▶ Objective: Copy, exactly as written, the lines that begin at the one containing "Write a Python" and end at the one containing "dashes=False, linestyle=(0, (6, 2, 1.5, 2, 1.5, 2)))". Skip any pictures in the data below.
++++++++++++++++++++
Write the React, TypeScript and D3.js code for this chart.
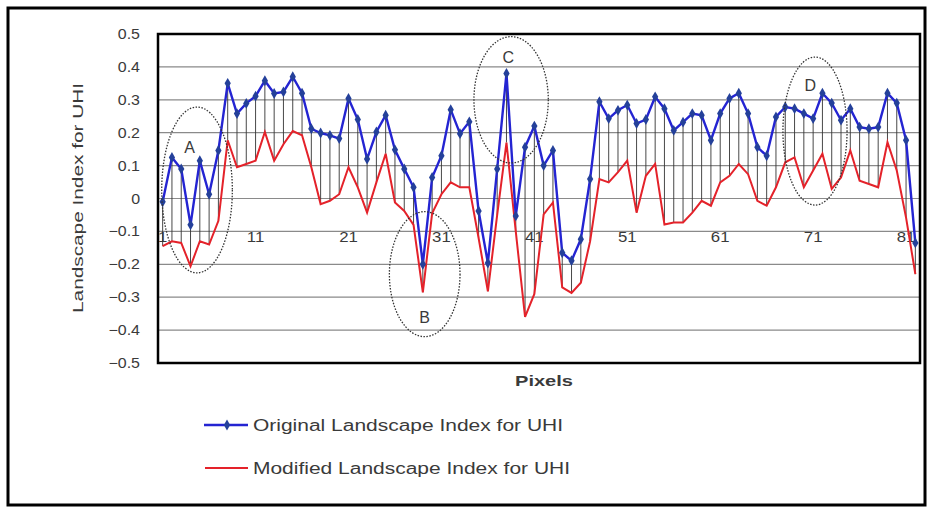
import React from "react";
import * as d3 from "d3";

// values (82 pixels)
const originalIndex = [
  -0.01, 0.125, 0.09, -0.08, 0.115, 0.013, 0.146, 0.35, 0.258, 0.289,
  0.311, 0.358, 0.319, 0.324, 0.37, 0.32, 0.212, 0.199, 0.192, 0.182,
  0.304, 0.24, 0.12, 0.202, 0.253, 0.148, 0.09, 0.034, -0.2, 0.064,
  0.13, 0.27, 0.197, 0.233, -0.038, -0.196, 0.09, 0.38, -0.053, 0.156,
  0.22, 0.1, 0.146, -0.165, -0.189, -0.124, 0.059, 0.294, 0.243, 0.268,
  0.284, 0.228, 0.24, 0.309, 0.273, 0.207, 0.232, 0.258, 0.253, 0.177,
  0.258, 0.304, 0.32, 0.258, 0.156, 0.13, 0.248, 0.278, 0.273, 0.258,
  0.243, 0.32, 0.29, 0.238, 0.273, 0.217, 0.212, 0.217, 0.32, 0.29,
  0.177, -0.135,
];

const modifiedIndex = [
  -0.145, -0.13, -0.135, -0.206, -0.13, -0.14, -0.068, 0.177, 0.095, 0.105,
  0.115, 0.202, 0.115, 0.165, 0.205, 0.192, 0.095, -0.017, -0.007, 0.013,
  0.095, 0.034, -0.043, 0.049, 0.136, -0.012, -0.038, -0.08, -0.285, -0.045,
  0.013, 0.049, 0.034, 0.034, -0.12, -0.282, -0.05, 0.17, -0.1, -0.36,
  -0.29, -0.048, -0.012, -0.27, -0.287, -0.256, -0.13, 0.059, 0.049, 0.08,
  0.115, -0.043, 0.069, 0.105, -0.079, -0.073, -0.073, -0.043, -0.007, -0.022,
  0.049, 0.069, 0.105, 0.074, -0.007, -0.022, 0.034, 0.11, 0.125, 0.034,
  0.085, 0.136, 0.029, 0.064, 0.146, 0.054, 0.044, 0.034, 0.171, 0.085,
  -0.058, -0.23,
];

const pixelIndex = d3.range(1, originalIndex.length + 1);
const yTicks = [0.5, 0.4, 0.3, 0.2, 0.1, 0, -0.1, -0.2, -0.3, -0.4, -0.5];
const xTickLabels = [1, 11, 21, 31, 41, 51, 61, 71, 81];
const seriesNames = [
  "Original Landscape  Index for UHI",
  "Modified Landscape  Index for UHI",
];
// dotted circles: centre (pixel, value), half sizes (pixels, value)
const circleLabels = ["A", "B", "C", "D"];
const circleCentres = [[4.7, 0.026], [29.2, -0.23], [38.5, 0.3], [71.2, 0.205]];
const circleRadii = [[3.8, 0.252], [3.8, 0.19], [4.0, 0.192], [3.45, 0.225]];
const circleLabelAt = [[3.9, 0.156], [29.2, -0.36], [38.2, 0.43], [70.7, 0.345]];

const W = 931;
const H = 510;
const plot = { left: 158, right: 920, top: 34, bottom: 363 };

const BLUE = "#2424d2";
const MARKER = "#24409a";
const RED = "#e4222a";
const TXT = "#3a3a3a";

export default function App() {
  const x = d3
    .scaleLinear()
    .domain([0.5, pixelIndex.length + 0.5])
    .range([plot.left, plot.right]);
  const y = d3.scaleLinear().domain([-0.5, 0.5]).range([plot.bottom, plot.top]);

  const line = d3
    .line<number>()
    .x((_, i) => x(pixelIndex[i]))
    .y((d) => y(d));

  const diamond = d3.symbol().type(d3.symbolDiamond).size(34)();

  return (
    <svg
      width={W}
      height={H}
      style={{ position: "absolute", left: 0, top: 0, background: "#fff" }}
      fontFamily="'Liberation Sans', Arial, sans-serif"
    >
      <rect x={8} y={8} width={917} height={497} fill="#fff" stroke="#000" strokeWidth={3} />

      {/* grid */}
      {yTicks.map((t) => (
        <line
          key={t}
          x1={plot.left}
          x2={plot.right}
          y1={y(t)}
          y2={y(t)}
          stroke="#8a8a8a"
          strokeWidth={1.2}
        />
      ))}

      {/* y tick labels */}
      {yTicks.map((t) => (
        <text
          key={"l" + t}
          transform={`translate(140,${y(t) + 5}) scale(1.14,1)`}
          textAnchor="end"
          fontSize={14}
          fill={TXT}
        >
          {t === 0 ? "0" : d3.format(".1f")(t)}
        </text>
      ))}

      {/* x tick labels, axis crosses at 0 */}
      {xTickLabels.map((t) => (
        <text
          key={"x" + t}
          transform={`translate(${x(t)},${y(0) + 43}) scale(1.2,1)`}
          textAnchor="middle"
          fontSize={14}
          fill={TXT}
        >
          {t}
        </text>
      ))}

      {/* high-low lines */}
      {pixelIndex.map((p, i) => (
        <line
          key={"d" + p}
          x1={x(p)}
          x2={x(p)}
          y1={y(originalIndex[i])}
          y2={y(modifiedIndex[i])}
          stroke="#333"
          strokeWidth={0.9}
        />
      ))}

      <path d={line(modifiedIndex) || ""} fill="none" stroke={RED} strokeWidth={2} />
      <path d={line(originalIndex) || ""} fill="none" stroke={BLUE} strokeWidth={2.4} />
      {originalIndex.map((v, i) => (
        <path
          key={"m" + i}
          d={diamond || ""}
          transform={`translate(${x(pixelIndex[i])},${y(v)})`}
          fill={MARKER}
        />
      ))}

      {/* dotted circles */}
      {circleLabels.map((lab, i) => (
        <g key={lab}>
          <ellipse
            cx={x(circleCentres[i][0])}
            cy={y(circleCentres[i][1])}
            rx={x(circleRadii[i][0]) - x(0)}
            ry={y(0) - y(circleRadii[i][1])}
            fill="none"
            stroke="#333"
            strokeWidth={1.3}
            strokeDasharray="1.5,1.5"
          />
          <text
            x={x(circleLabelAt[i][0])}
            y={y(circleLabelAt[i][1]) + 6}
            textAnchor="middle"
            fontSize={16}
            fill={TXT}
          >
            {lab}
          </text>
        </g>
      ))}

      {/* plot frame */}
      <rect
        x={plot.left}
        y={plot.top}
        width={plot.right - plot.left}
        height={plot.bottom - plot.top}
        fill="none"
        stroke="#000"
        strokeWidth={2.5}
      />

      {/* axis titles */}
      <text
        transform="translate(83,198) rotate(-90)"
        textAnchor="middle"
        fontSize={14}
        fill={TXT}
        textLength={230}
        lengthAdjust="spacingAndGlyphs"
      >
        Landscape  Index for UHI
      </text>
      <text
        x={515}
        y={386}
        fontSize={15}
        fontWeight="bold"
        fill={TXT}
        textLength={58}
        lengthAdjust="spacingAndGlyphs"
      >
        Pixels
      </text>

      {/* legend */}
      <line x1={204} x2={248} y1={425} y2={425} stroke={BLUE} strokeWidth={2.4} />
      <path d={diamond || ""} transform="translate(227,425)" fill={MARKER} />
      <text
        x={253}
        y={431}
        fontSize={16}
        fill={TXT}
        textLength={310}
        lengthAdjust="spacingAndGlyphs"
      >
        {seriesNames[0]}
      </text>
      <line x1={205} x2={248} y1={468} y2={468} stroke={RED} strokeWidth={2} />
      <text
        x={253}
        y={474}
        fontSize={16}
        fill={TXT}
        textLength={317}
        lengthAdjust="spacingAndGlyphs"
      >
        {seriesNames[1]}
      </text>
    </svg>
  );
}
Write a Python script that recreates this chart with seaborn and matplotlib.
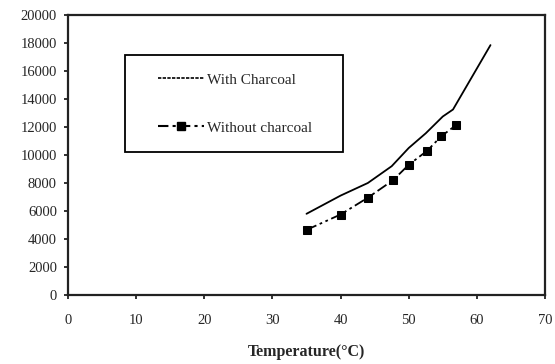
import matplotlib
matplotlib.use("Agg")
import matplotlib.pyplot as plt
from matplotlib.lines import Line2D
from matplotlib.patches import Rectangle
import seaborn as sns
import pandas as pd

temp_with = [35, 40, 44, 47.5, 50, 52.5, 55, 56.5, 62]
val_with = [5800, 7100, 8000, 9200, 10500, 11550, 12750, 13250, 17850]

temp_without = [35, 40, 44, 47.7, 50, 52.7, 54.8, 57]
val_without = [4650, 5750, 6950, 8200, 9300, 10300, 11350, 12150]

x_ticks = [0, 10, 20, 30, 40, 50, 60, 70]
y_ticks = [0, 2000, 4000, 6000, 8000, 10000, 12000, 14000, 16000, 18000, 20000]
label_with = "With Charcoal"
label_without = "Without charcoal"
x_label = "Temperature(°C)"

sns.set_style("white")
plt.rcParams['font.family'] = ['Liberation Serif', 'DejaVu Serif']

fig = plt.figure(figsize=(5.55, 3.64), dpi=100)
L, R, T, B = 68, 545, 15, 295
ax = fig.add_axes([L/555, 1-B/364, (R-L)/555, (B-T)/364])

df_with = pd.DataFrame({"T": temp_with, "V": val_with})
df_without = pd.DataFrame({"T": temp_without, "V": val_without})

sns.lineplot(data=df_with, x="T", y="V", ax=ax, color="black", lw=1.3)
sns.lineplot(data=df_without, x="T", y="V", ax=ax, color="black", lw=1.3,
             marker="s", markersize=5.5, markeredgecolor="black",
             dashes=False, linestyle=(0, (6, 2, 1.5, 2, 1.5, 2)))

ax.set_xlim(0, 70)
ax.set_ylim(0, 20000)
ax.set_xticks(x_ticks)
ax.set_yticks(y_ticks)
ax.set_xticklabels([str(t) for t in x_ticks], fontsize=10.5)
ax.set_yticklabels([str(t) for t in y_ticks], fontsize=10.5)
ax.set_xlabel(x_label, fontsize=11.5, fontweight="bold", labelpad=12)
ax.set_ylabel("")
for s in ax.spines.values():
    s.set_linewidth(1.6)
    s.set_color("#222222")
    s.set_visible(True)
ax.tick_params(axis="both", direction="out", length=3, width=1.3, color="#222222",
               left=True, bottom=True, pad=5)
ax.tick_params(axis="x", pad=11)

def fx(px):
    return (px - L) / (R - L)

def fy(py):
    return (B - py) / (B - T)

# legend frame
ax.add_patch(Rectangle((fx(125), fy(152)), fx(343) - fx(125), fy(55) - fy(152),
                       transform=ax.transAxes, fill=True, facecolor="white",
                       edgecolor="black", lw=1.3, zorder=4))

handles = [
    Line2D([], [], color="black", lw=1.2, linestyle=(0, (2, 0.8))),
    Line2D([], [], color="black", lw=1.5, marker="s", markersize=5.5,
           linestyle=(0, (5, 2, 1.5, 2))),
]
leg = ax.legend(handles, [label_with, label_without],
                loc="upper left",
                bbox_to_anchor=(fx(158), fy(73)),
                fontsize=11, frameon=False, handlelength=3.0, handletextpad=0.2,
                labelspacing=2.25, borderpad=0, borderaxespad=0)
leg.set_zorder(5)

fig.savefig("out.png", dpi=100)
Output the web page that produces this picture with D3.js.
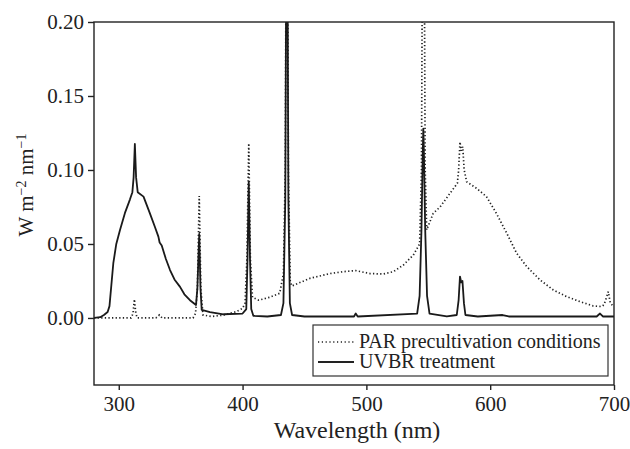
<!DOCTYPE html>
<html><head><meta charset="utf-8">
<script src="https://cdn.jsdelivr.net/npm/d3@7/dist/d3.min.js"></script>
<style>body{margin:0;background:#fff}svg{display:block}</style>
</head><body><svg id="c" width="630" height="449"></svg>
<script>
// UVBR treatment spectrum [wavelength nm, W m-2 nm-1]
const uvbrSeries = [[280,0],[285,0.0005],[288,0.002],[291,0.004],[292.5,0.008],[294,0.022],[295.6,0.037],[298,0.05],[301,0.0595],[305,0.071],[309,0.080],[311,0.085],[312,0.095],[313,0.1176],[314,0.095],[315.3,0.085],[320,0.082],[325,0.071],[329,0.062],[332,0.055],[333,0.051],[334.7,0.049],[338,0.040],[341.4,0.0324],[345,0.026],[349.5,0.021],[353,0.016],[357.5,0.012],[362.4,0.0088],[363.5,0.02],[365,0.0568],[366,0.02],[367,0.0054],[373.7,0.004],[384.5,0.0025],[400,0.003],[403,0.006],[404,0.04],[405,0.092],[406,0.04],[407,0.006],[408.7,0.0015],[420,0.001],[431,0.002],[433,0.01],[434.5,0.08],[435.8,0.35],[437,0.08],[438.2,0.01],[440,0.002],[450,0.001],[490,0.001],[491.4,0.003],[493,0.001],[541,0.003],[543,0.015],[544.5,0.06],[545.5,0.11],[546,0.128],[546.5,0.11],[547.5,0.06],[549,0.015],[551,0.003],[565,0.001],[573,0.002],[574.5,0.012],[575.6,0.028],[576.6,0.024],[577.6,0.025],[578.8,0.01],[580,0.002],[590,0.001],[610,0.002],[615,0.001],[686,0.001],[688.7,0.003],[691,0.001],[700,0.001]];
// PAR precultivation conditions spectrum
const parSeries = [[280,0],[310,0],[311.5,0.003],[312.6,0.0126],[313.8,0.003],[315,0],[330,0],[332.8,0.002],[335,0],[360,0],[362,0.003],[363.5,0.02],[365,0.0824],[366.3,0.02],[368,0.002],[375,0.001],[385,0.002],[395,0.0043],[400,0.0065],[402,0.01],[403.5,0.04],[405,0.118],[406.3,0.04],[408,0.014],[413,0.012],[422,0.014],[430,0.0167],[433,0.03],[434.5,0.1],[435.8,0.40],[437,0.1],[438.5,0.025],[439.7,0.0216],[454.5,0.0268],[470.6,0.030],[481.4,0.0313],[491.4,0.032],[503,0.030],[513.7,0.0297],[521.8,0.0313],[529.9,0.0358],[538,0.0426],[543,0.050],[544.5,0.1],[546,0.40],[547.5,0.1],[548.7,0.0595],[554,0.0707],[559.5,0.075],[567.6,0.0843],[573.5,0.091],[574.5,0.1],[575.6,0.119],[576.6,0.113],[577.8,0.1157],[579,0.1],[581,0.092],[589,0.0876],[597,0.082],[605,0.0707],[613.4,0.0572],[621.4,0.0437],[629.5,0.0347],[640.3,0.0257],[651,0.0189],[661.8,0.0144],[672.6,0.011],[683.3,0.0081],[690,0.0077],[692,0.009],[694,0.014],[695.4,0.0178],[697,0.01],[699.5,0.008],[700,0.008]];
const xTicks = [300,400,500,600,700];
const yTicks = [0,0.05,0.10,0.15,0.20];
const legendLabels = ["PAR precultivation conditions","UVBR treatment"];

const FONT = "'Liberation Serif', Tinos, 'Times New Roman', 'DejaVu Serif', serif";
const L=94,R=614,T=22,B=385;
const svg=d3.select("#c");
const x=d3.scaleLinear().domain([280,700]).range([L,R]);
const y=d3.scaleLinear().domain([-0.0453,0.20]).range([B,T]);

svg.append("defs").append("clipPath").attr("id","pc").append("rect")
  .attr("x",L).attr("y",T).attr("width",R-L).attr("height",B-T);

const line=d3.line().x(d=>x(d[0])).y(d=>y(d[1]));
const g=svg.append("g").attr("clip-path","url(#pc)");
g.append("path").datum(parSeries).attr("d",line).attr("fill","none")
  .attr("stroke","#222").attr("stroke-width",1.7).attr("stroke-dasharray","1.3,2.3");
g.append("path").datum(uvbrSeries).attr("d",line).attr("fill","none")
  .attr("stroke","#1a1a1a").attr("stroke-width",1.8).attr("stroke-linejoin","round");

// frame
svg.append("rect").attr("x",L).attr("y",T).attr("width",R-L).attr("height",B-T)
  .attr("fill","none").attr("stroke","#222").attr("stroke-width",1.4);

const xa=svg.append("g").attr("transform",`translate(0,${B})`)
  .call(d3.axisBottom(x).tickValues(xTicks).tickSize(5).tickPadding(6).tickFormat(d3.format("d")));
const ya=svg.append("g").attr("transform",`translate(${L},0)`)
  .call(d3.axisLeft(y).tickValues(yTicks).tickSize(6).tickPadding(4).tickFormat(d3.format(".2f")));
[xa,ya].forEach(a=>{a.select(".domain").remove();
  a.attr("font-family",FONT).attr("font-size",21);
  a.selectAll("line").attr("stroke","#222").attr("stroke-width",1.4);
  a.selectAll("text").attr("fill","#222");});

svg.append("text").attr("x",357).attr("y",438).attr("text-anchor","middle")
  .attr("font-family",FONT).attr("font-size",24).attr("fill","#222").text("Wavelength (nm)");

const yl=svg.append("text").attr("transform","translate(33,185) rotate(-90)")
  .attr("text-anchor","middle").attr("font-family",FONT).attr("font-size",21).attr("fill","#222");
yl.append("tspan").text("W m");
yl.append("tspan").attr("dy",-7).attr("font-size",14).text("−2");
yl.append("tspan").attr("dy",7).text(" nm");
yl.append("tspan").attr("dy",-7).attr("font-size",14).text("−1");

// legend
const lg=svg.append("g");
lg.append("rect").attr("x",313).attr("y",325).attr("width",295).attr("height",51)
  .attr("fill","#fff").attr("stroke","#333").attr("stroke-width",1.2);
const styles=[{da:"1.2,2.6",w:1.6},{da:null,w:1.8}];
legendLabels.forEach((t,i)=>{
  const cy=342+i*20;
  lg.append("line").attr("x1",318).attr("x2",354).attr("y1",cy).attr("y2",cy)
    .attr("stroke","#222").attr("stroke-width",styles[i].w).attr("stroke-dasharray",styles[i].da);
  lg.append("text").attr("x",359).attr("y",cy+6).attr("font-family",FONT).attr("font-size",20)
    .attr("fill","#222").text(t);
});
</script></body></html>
++++++++++++++++++++
▶ Solution:
Write a Python script that recreates this chart with seaborn and matplotlib.
import matplotlib
matplotlib.use("Agg")
import matplotlib.pyplot as plt
from matplotlib.lines import Line2D
from matplotlib.patches import Rectangle
import seaborn as sns
import pandas as pd

temp_with = [35, 40, 44, 47.5, 50, 52.5, 55, 56.5, 62]
val_with = [5800, 7100, 8000, 9200, 10500, 11550, 12750, 13250, 17850]

temp_without = [35, 40, 44, 47.7, 50, 52.7, 54.8, 57]
val_without = [4650, 5750, 6950, 8200, 9300, 10300, 11350, 12150]

x_ticks = [0, 10, 20, 30, 40, 50, 60, 70]
y_ticks = [0, 2000, 4000, 6000, 8000, 10000, 12000, 14000, 16000, 18000, 20000]
label_with = "With Charcoal"
label_without = "Without charcoal"
x_label = "Temperature(°C)"

sns.set_style("white")
plt.rcParams['font.family'] = ['Liberation Serif', 'DejaVu Serif']

fig = plt.figure(figsize=(5.55, 3.64), dpi=100)
L, R, T, B = 68, 545, 15, 295
ax = fig.add_axes([L/555, 1-B/364, (R-L)/555, (B-T)/364])

df_with = pd.DataFrame({"T": temp_with, "V": val_with})
df_without = pd.DataFrame({"T": temp_without, "V": val_without})

sns.lineplot(data=df_with, x="T", y="V", ax=ax, color="black", lw=1.3)
sns.lineplot(data=df_without, x="T", y="V", ax=ax, color="black", lw=1.3,
             marker="s", markersize=5.5, markeredgecolor="black",
             dashes=False, linestyle=(0, (6, 2, 1.5, 2, 1.5, 2)))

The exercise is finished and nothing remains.